**Problem statement**.
Copy nothing but the text: reproduce each line of the listing exactly and leave the pictures out.

**Dataset section**.
=====

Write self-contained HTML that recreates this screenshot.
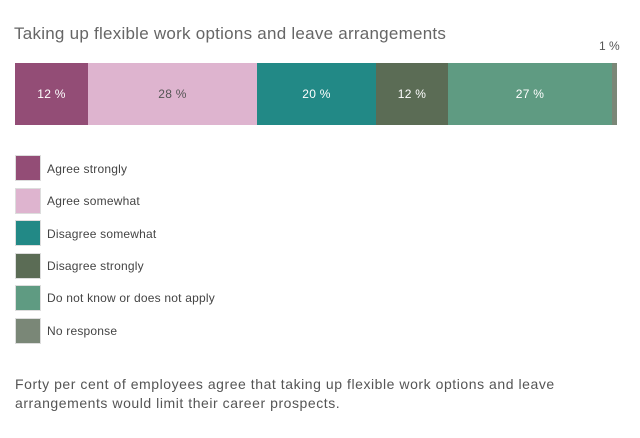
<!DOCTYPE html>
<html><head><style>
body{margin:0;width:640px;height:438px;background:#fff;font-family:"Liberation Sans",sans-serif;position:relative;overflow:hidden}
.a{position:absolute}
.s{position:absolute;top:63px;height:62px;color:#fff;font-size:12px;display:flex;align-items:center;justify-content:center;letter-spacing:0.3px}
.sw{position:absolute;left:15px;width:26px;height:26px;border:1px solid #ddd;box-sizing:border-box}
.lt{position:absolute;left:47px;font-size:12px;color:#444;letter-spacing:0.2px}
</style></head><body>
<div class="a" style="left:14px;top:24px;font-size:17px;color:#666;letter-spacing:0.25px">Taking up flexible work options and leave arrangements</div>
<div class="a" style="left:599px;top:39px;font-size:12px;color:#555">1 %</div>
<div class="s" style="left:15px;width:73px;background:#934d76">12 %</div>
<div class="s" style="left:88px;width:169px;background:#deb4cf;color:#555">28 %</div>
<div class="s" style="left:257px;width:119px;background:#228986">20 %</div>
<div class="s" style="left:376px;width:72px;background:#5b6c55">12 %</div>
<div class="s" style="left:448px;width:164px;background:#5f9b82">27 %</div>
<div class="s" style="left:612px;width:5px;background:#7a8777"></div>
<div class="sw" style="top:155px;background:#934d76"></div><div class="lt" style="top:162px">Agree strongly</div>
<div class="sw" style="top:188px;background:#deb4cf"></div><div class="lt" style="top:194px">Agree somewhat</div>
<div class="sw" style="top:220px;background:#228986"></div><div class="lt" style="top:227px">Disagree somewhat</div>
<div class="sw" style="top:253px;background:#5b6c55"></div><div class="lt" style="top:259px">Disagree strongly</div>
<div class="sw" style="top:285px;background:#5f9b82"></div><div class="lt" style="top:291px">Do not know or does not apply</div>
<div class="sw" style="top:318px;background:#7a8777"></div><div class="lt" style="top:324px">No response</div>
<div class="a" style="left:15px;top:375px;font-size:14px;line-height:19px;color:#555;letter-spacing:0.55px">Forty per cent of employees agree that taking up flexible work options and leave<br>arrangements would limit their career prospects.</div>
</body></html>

=====

**Complete answer**.
Write self-contained HTML that recreates this screenshot.
<!DOCTYPE html>
<html><head><style>
body{margin:0;width:640px;height:438px;background:#fff;font-family:"Liberation Sans",sans-serif;position:relative;overflow:hidden}
.a{position:absolute}
.s{position:absolute;top:63px;height:62px;color:#fff;font-size:12px;display:flex;align-items:center;justify-content:center;letter-spacing:0.3px}
.sw{position:absolute;left:15px;width:26px;height:26px;border:1px solid #ddd;box-sizing:border-box}
.lt{position:absolute;left:47px;font-size:12px;color:#444;letter-spacing:0.2px}
</style></head><body>
<div class="a" style="left:14px;top:24px;font-size:17px;color:#666;letter-spacing:0.25px">Taking up flexible work options and leave arrangements</div>
<div class="a" style="left:599px;top:39px;font-size:12px;color:#555">1 %</div>
<div class="s" style="left:15px;width:73px;background:#934d76">12 %</div>
<div class="s" style="left:88px;width:169px;background:#deb4cf;color:#555">28 %</div>
<div class="s" style="left:257px;width:119px;background:#228986">20 %</div>
<div class="s" style="left:376px;width:72px;background:#5b6c55">12 %</div>
<div class="s" style="left:448px;width:164px;background:#5f9b82">27 %</div>
<div class="s" style="left:612px;width:5px;background:#7a8777"></div>
<div class="sw" style="top:155px;background:#934d76"></div><div class="lt" style="top:162px">Agree strongly</div>
<div class="sw" style="top:188px;background:#deb4cf"></div><div class="lt" style="top:194px">Agree somewhat</div>
<div class="sw" style="top:220px;background:#228986"></div><div class="lt" style="top:227px">Disagree somewhat</div>
<div class="sw" style="top:253px;background:#5b6c55"></div><div class="lt" style="top:259px">Disagree strongly</div>
<div class="sw" style="top:285px;background:#5f9b82"></div><div class="lt" style="top:291px">Do not know or does not apply</div>
<div class="sw" style="top:318px;background:#7a8777"></div><div class="lt" style="top:324px">No response</div>
<div class="a" style="left:15px;top:375px;font-size:14px;line-height:19px;color:#555;letter-spacing:0.55px">Forty per cent of employees agree that taking up flexible work options and leave<br>arrangements would limit their career prospects.</div>
</body></html>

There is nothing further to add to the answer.